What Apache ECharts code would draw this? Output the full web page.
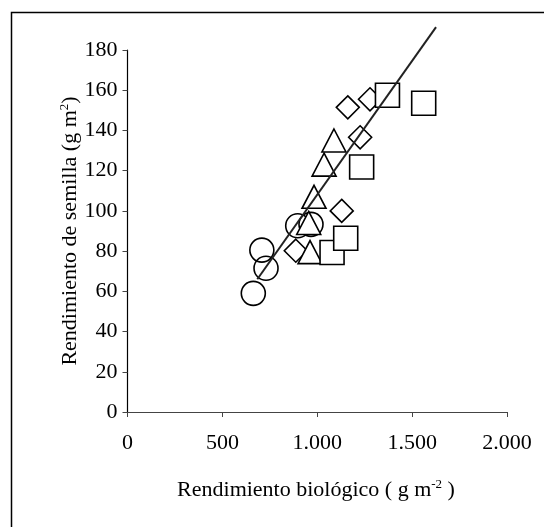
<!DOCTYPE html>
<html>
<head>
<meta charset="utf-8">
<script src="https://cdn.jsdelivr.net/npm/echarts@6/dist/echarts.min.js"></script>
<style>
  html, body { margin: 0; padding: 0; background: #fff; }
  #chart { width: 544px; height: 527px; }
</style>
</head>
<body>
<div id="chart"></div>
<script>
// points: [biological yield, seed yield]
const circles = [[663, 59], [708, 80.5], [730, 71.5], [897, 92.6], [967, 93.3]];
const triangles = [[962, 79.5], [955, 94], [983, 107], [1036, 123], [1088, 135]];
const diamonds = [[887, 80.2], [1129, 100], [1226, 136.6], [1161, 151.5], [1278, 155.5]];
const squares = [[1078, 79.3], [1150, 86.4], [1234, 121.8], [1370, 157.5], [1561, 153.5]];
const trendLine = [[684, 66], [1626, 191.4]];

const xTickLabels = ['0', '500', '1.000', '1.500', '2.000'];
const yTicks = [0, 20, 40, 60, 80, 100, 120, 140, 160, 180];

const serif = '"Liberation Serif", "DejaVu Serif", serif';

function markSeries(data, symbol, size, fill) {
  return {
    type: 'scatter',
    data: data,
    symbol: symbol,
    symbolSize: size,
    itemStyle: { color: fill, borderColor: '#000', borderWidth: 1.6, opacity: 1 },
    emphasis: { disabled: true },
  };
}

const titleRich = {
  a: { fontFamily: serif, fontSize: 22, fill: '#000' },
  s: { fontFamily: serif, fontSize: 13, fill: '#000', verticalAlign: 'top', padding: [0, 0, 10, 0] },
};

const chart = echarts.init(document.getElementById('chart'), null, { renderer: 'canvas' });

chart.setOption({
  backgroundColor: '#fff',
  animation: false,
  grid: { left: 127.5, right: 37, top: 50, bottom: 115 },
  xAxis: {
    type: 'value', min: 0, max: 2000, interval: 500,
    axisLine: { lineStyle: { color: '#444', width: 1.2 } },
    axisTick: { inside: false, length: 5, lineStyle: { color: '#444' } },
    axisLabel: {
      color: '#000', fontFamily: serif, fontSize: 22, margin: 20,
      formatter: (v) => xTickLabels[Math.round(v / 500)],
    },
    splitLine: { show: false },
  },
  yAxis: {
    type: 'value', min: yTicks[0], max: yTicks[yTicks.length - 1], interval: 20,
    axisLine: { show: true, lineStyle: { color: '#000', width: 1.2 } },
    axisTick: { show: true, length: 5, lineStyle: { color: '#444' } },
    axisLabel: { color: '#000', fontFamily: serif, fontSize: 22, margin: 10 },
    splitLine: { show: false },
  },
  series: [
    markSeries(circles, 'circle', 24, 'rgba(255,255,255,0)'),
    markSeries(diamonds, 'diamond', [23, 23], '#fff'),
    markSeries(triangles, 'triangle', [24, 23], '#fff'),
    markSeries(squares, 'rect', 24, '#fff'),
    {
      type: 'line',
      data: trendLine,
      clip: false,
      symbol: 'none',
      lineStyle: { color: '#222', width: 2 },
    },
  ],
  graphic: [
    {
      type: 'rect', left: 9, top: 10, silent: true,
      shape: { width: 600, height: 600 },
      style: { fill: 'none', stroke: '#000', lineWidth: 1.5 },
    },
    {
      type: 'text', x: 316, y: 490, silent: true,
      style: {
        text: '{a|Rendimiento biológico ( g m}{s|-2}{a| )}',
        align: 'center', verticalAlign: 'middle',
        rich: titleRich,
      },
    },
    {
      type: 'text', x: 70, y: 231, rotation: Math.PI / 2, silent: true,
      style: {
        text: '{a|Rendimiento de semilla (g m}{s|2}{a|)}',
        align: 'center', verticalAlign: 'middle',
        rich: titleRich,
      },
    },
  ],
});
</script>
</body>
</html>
++++++++
Set task: Begin at the top of the material above and output each line exactly, stopping after the line that holds "140, 160, 180];". Leave out pictures.

Solution for this task:
What Apache ECharts code would draw this? Output the full web page.
<!DOCTYPE html>
<html>
<head>
<meta charset="utf-8">
<script src="https://cdn.jsdelivr.net/npm/echarts@6/dist/echarts.min.js"></script>
<style>
  html, body { margin: 0; padding: 0; background: #fff; }
  #chart { width: 544px; height: 527px; }
</style>
</head>
<body>
<div id="chart"></div>
<script>
// points: [biological yield, seed yield]
const circles = [[663, 59], [708, 80.5], [730, 71.5], [897, 92.6], [967, 93.3]];
const triangles = [[962, 79.5], [955, 94], [983, 107], [1036, 123], [1088, 135]];
const diamonds = [[887, 80.2], [1129, 100], [1226, 136.6], [1161, 151.5], [1278, 155.5]];
const squares = [[1078, 79.3], [1150, 86.4], [1234, 121.8], [1370, 157.5], [1561, 153.5]];
const trendLine = [[684, 66], [1626, 191.4]];

const xTickLabels = ['0', '500', '1.000', '1.500', '2.000'];
const yTicks = [0, 20, 40, 60, 80, 100, 120, 140, 160, 180];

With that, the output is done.